The announcement was made in Dublin by the Minister for Education and Skills, Jan O’Sullivan TD, and Minister for Public Expenditure and Reform, Brendan Howlin, TD at an event to mark the signing of an agreement that was also attended by Theo Cullinane, CEO of BAM Group Ireland, AIB Director of Personal and Business Banking, Bernard Byrne and Garret Tynan from KfW IPEX-Bank.
An estimated 720 jobs will be generated during the construction phase of the schools which will range in size from 6,500 to 10,000 square metres.
The new school buildings are:
· St Mary’s College Dundalk
, Co. Louth.
· St Josephs Secondary School, Tulla
, Co Clare.
· Comeragh College, Carrick-on-Suir
, Co. Tipperary.
· Skibbereen (Replacement) School, Co Cork.
The contract with BAM Group Ireland for this project entails designing, building, financing, operating and maintaining the educational facilities involved. The cost is spread over a 25 year period through annual inflation-linked payments, the first of which will be made following completion of the first school building in 2016. Annual payments are expected to be approximately €7m.
Minister O’Sullivan said: “I am delighted to see the beginning of construction of almost 3,000 new school places. The students of these four schools will benefit from the opportunity to learn in new and improved teaching spaces and modern educational facilities built to a very high standard. These school places are expected to be available from the middle of 2016. The timely progression of this project has been made possible by the hard work and dedication of the National Development Finance Agency (NDFA) and my own Department and the cooperation of all the other stakeholders in the project.’’
Minister Howlin said: “This project follows the successful financial close of two other PPP projects in 2014. I am especially pleased to see the increased competition to fund our PPPs experienced in this case, and I congratulate AIB and KfW IPEX-Bank on their success in co-funding this education project.”

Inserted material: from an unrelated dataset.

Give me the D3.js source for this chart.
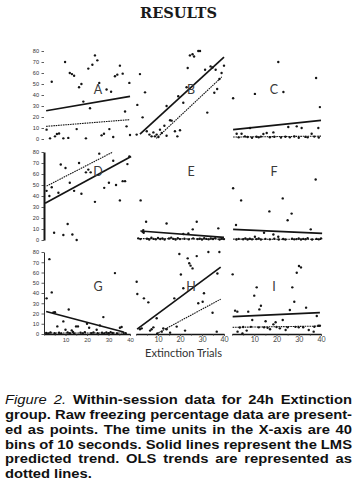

BAM Group Ireland’s CEO Theo Cullinane said: “BAM is pleased to once again invest equity in Ireland’s educational infrastructure and to partner with the Department of Education and Skills and the NDFA on this significant project. We successfully delivered eight schools under Schools Bundle 3 and look forward to providing four state-of-the-art, energy efficient schools under this project. The PPP model remains one of the most effective ways for Government to ensure that our infrastructural development maintains momentum and that employment within the construction sector receives a much needed stimulus.”
Bernard Byrne said AIB Corporate Banking is providing a loan to BAM to fund the development of the schools and is also acting as Agent and Account Bank for the transaction.
“This is not just a business opportunity for AIB Corporate Banking, but it is also a marker that public private partnerships are an important part of the provision of critical State infrastructure, particularly educational projects which are key to our children’s future and the growth of the Irish economy in the coming years,’’ he said.
Christian K. Murach, member of the Management Board of KfW IPEX-Bank which is a 100% subsidiary of KfW, Germany’s main promotional bank, and responsible for export and project financing activities within the KfW Group said: “The financing of Irish Schools Bundle 4 demonstrates that not only transport but also social infrastructure is within our scope of activity in Germany and Europe. We are pleased to contribute to a PPP which is very important for the Irish government and to support our key client Royal BAM along the way.”
The partners also highlighted the fact that Irish professional firms were used in the design of the schools, creating Irish jobs for engineers and architects. Three Irish engineering companies and three Irish architectural practices were involved in the project.